Peter Brook parle des Bouffes du Nord
Notice
Extrait d'un reportage sur les Bouffes du Nord, dans lequel Peter Brook évoque sa conception de l'espace où l'espace élisabéthain vient côtoyer cet ancien théâtre à l'Italienne. Puis un extrait de répétition de la scène du serment au début de Hamlet.
Éclairage
Avant d'être investi par le théâtre de Peter Brook et qu'il ne lui insuffle une seconde vie, le théâtre des Bouffes du Nord, situé dans le XVIIIe arrondissement à Paris, connut une activité aléatoire avant de fermer ses portes en juin 1952.
Construit en 1876, ce théâtre à l'Italienne imaginé par Louis-Marie Emile Leménil était destiné au répertoire de café-concert. Excentré par rapport aux autres salles parisiennes, le théâtre n'attire pas le public. Et de 1876 à 1885, une quinzaine de directeurs se succèderont, jusqu'à ce que l'un d'eux parte avec la caisse et que le théâtre ferme.
En 1885, Abel Ballet, metteur en scène, reprend les lieux et concentre l'activité sur de grandes fresques historiques et des mélodrames. En 1893 et 1894, le Théâtre des Bouffes du Nord accueille plusieurs créations de Lugné-Poë qui monte, entre autres, Rosmersholm et Un Ennemi du peuple (1893) d'Ibsen dans des décors dessinés et peints par Vuillard, et les Ames solitaires de Hauptmann.
En 1904, suite à la rénovation des lieux, le théâtre est rebaptisé Théâtre Molière. Il est alors dédié au Music-Hall puis au théâtre de boulevard. En 1952, vétuste, mal entretenu, le théâtre n'est plus aux normes de sécurité, la préfecture ordonne sa fermeture.
C'est seulement vingt ans plus tard que les Bouffes du Nord rouvriront leurs portes.
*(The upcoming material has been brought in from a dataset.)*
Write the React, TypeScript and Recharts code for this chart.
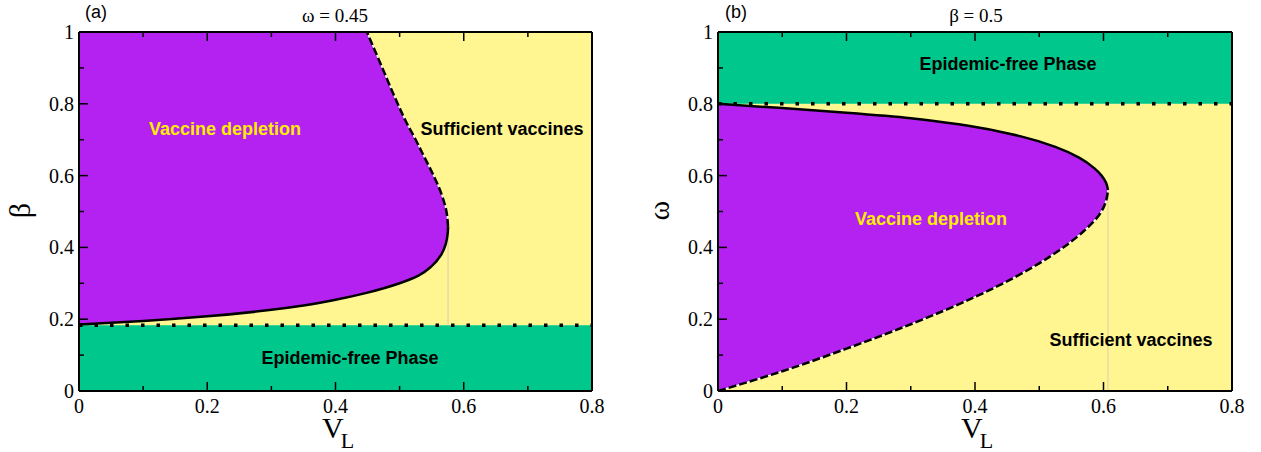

Oubliés de la majorité de la population et de la communauté artistique, le théâtre est redécouvert par Peter Brook, grâce à Micheline Rozan. Soutenu par Michel Guy et aidé financièrement par le Festival d'Automne, Micheline Rozan et Peter Brook décident de restaurer le théâtre sans pour autant masquer l'usure du temps. Les Bouffes du Nord rouvrent en 1974, avec la présentation au public de la première pièce en français mise en scène par Peter Brook, Timon d'Athènes (voir ce document), drame méconnu de Shakespeare.
Ce lieu théâtral permet à Peter Brook de déployer sa conception de l'espace. Le metteur en scène réinvestit cette ancienne salle à l'italienne en lui insufflant une vision élisabéthaine du plateau. En effet, l'aire de jeu n'est pas rehaussée par une scène, mais se situe au niveau du parterre, en lien direct avec les spectateurs (comme sur une place publique). Pour Brook, l'espace peut demeurer vide, ou plus précisément, ce sont les comédiens par leur jeu qui vont créer l'espace. A l'image du théâtre élisabéthain, les Bouffes du Nord peuvent tour à tour renvoyer à la sphère intime aussi bien que publique, représenter une scène de guerre que les fastes d'une cour royale, passer de l'Italie à l'Angleterre. En outre, s'il n'est point besoin de décors, la salle peut accueillir aussi bien des mises en scène de textes classiques que contemporains, des textes dramatiques que des récits. C'est donc par le jeu que Peter Brook tente de retrouver le fonctionnement de l'espace élisabéthain et non dans une perspective archéologique de reconstitution.